Deze poging tot genuanceerd beleid maken, riep aan twee kanten extreme reacties op:
D’66 woordvoerder van Meenen pleitte voor het volledig afschaffen van de urennorm. Scholen moeten kwaliteit leveren en dat staat los van de kwantitatieve maatstaf die een urennorm is.
Aan de andere kant stonden Smits (SP) en Beertema (PVV). Zij pleitten juist voor een strikte handhaving van de urennorm. Zij hebben weinig vertrouwen in de kwaliteit die het MBO op korte termijn zal leveren en zien in een urennorm een instrument om in elk geval nog iets te eisen waar scholen op afgerekend kunnen worden.
In een eerder blog stak ik al de loftrompet af over de brief waarin Bussemaker haar plannen verwoordt. En dat hou ik vol als het gaat om dit onderdeel van de discussie. Een korte toelichting:
Van Meenen heeft principieel gelijk. Hij pleit voor kwalitatief goed onderwijs. Ik vat dat, voor wat betreft het MBO, even samen als onderwijs dat voldoet aan de volgende eisen:
– Voldoende rendement (dus weinig uitval)
– Tevreden studenten, die het onderwijs als uitdagend en betekenisvol ervaren
– Tevreden bedrijven die de MBO-studenten als waardevolle en bekwame medewerkers in hun personeelsbestand opnemen
– Tevreden HBO-instellingen die zien dat MBO-studenten succesvol in- en uitstromen
Je kunt je terecht afvragen of je scholen met een urennorm moet lastigvallen als hun onderwijs aan deze criteria voldoet. Van Meenen heeft daar absoluut een punt.
Tegelijk moeten we de oren niet sluiten voor de kritiek van studenten die vinden dat zij in het MBO te weinig les krijgen. Uitdagend onderwijs zit hem natuurlijk op de eerste plaats in de inhoud. Maar uitdagend onderwijs vraagt ook een flinke inzet van studenten. Zij moeten geen tijd krijgen om zich te vervelen. Dus steken zij de nodige tijd in hun schoolloopbaan. Scholen en bedrijven begeleiden hen daarbij. Dus ook hen kun je aanspreken op de inzet van voldoende tijd.
Het principiële gelijk van van Meenen leidt dus waarschijnlijk niet tot een heel andere praktijk. Goed onderwijs vraagt de inzet van voldoende tijd, zowel door de school als door de student.
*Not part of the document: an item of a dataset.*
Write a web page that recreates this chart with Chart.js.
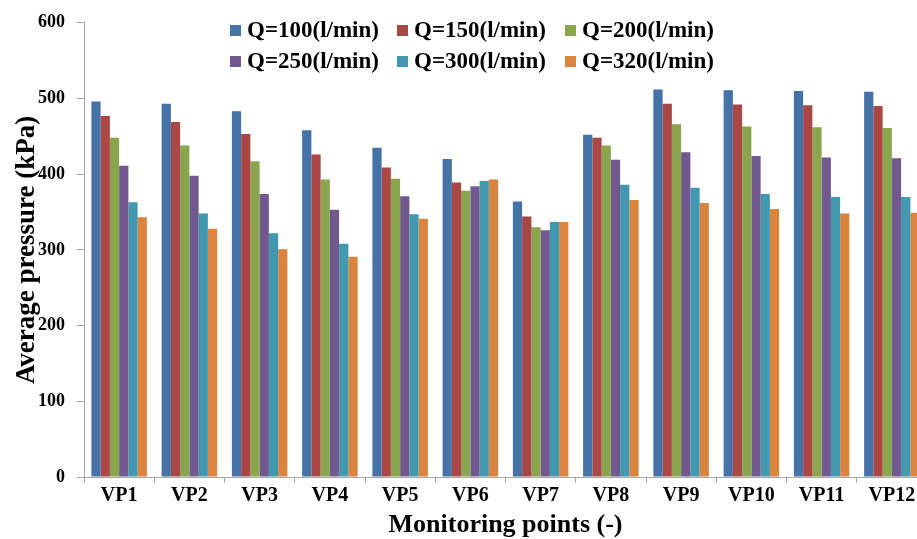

Daar komt bij dat het onderwijs ook moet kijken naar het denken in haar omgeving. In het kader van horizontale verantwoording verwacht het publiek niet alleen goed, maar ook voldoende onderwijs. Laten we omwille van principes die publieke stellingname niet verwaarlozen en juist zorgen voor goed én voldoende onderwijs. In die volgorde, maar wel met oog voor beide aspecten.
Daarmee grijpen we ook de kans om het ongelijk van SP en PVV aan te tonen. Feitelijk zeggen zij “beter veel, slechte lessen, dan weinig, goede lessen”. Ook hier kun je een principiële discussie over voeren. De opstelling van de minister voorkomt deze discussie en biedt scholen de kans om hun focus op de eerste plaats te leggen bij het bieden van kwalitatief goed onderwijs. Laten we die handschoen oppakken!